The Magic of the Mundane

It’s not the magic that makes a story. It’s the ordinary guy who makes it magical.


The Power of Three needed a fourth…

I’ve been watching a lot of Charmed lately. No, not the stylish reboot, but the original white-girl series that helped make way for a better deal than girls had back then. My discovery of the series is thanks to a beloved student whom I’ll call TLT, who insisted that I watch at least the first three seasons. Since the show is older than she is, I thought I had better see what kept her coming back.

But here’s my shameful little secret: I’m now into Season Six.

The question, then, is what kept me coming back? I guess it was partly the much-needed replacement of hard-hearted Shannen Doherty with her surprisingly funny successor, Rose McGowan. Maybe it was partly the development of Leo, the witches’ own personal Great Gazoo who would appear inside sparkles to save their lives and sire their spawn. Maybe I just like watching those stained-glass windows shatter. What it wasn’t, though, was the magical powers or the nasally delivered rhyming couplets. It wasn’t the interminable series of failed dates with mannequin co-stars, nor the increasing density of Alyssa Milano’s makeup.

Mostly, what kept me coming back was a supporting character named Darryl.


Good ol’ Darryl…always mortal and mystified.

Say it to yourself: ‘Darryl.’ Even the name almost knocks you out cold. Still, Dorian Gregory’s name in the opening credits always cued me that Inspector Darryl Morris would soon be around to keep the story grounded, and that’s because he was almost as average as I am. When Piper cast a spell while he was working, he hung his head and complained, “You cannot freeze a crime scene,” just like I would. If I found out that some Paige in my life had orbed out of a holding cell, I’d cover one eye to hold back the pulsing vein, just like Darryl did. His reactions would range from bewilderment to outrage whenever those pesky Charmed Ones brought something magical into his world… just like mine would.

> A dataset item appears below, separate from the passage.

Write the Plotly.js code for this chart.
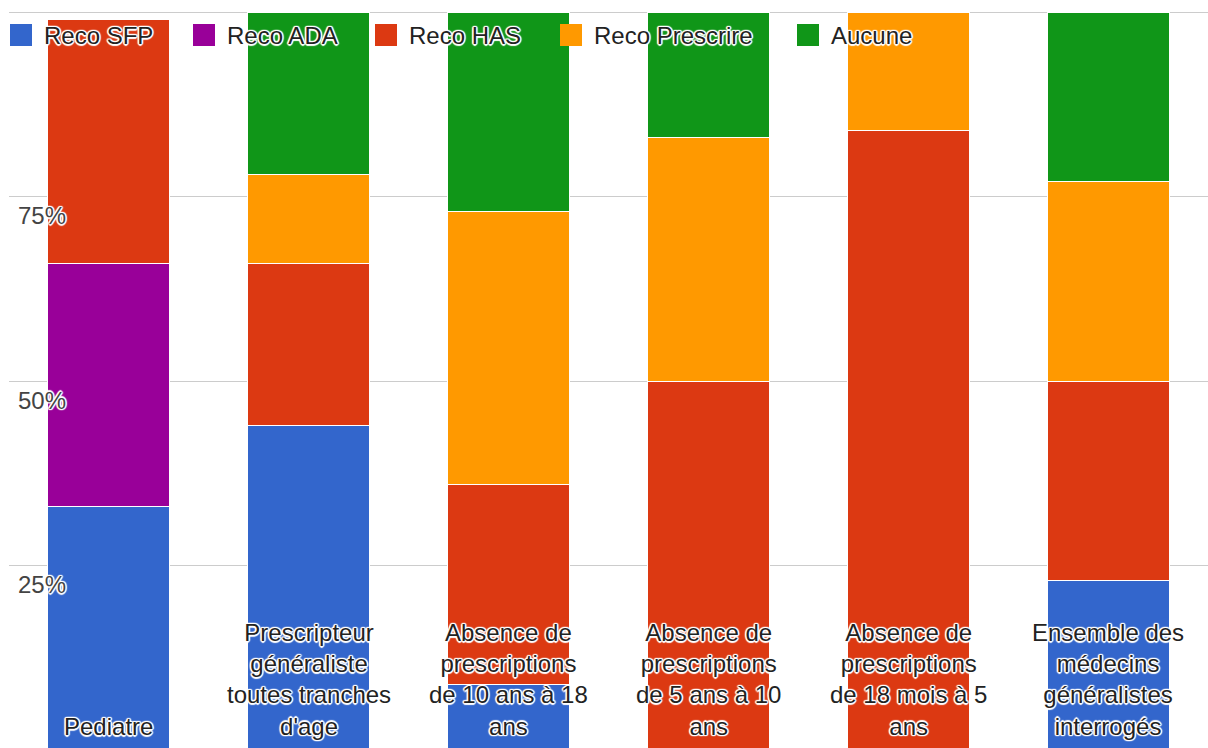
<!DOCTYPE html>
<html>
<head>
<meta charset="utf-8">
<script src="https://cdn.plot.ly/plotly-3.0.1.min.js"></script>
<style>
  html, body { margin: 0; padding: 0; background: #fff; overflow: hidden; }
  #chart { width: 1208px; height: 748px; }
</style>
</head>
<body>
<div id="chart"></div>
<script>
// ---- Data ----
const categories = [
  "Pediatre",
  "Prescripteur généraliste toutes tranches d'age",
  "Absence de prescriptions de 10 ans à 18 ans",
  "Absence de prescriptions de 5 ans à 10 ans",
  "Absence de prescriptions de 18 mois à 5 ans",
  "Ensemble des médecins généralistes interrogés"
];
const categoryLabels = [
  "Pediatre",
  "Prescripteur<br>généraliste<br>toutes tranches<br>d'age",
  "Absence de<br>prescriptions<br>de 10 ans à 18<br>ans",
  "Absence de<br>prescriptions<br>de 5 ans à 10<br>ans",
  "Absence de<br>prescriptions<br>de 18 mois à 5<br>ans",
  "Ensemble des<br>médecins<br>généralistes<br>interrogés"
];
const seriesNames = ["Reco SFP", "Reco ADA", "Reco HAS", "Reco Prescrire", "Aucune"];
const recoSFP       = [33, 44,  9,  0,  0, 23];
const recoADA       = [33,  0,  0,  0,  0,  0];
const recoHAS       = [33, 22, 27, 50, 84, 27];
const recoPrescrire = [ 0, 12, 37, 33, 16, 27];
const aucune        = [ 0, 22, 27, 17,  0, 23];
const yTickVals  = [25, 50, 75, 100];
const yTickText  = ["25%", "50%", "75%", ""];

// ---- Styles ----
const colors = ["#3366cc", "#990099", "#dc3912", "#ff9900", "#109618"];
const FONT = "Arial, 'Liberation Sans', sans-serif";
const halo = "1.5px 0 1px #fff, -1.5px 0 1px #fff, 0 1.5px 1px #fff, 0 -1.5px 1px #fff, " +
             "1px 1px 1px #fff, -1px -1px 1px #fff, 1px -1px 1px #fff, -1px 1px 1px #fff";

const W = 1208, H = 748;
const M = {l: 9, r: 0, t: 11, b: 0};
const PW = W - M.l - M.r, PH = H - M.t - M.b;
const px2x = px => (px - M.l) / PW;
const px2y = py => (H - M.b - py) / PH;

const values = [recoSFP, recoADA, recoHAS, recoPrescrire, aucune];
const traces = values.map((v, i) => ({
  type: "bar",
  name: seriesNames[i],
  x: categories,
  y: v,
  marker: {color: colors[i], line: {color: "#ffffff", width: 1}},
  hoverinfo: "x+y+name",
  showlegend: false
}));

// custom legend (swatch + label) laid over the top of the plot
const legendSwatchX = [10, 193, 375, 560, 797];
const legendCenterY = 35;
const swatch = 22;
const shapes = [];
const annotations = [];
seriesNames.forEach((name, i) => {
  const x0 = legendSwatchX[i];
  shapes.push({
    type: "rect", xref: "paper", yref: "paper", layer: "above",
    x0: px2x(x0), x1: px2x(x0 + swatch),
    y0: px2y(legendCenterY - swatch / 2), y1: px2y(legendCenterY + swatch / 2),
    fillcolor: colors[i], line: {width: 0}
  });
  annotations.push({
    xref: "paper", yref: "paper",
    x: px2x(x0 + swatch + 10), y: px2y(legendCenterY + 1),
    xanchor: "left", yanchor: "middle",
    text: name, showarrow: false,
    font: {family: FONT, size: 24, color: "#222222", shadow: halo}
  });
});

// category labels drawn inside the plot at the bottom
categories.forEach((c, i) => {
  annotations.push({
    xref: "x", yref: "paper", x: c, y: 0,
    xanchor: "center", yanchor: "bottom", yshift: 6,
    text: categoryLabels[i], showarrow: false, align: "center",
    font: {family: FONT, size: 24, color: "#222222", shadow: halo}
  });
});

const layout = {
  width: W, height: H,
  margin: M,
  paper_bgcolor: "#ffffff",
  plot_bgcolor: "#ffffff",
  barmode: "stack",
  bargap: 0.39,
  showlegend: false,
  font: {family: FONT},
  xaxis: {
    type: "category",
    range: [-0.5, categories.length - 0.5],
    showticklabels: false,
    showgrid: false, zeroline: false, showline: false, ticks: "",
    fixedrange: true
  },
  yaxis: {
    range: [0.34, 100.14],
    tickvals: yTickVals,
    ticktext: yTickText,
    ticklabelposition: "inside",
    ticklabelstandoff: 6,
    ticklabelshift: 19,
    tickfont: {family: FONT, size: 24, color: "#444444", shadow: halo},
    showgrid: true, gridcolor: "#cccccc", gridwidth: 1,
    zeroline: false, showline: false, ticks: "",
    layer: "above traces",
    fixedrange: true
  },
  shapes: shapes,
  annotations: annotations
};

Plotly.newPlot("chart", traces, layout, {displayModeBar: false, staticPlot: true});
</script>
</body>
</html>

You cannot freeze a classroom, either.

Then, I realized that was Darryl’s mission statement. He was the character who could make me relate to an otherwise outrageous story. If you read almost anything speculative, you’ll meet a Darryl: dystopian fiction features characters who fight for our values, and space dramas almost always include characters from Earth. Really, any fiction that expects readers to suspend disbelief needs a character to ground them: someone to wise-crack the grizzled cop, or worry for the invincible superhero. We need a character who can help us transplant ourselves into the story, and gauge our own reactions to all that orbing and vanquishing. I doubt that Darryl is the reason TLT loved Charmed, but his griping is always in the back of my head, bringing me back.

Of course, series that go on too long don’t always get it right. Buffy’s Willow grounded us until she discovered her own Wiccan powers; Sergeant Wu was the everyman in Grimm until he busted out in monstrous ways I still can’t explain. Even Darryl still has three seasons to gain some weird power… and don’t even get me started on Sam and Dean. At the start, though, a character who would bore us in life is always part of the structure—dare I say the ‘formula’—of most successful fantasies.

That can’t always be the protagonist. Sometimes we just need a Darryl.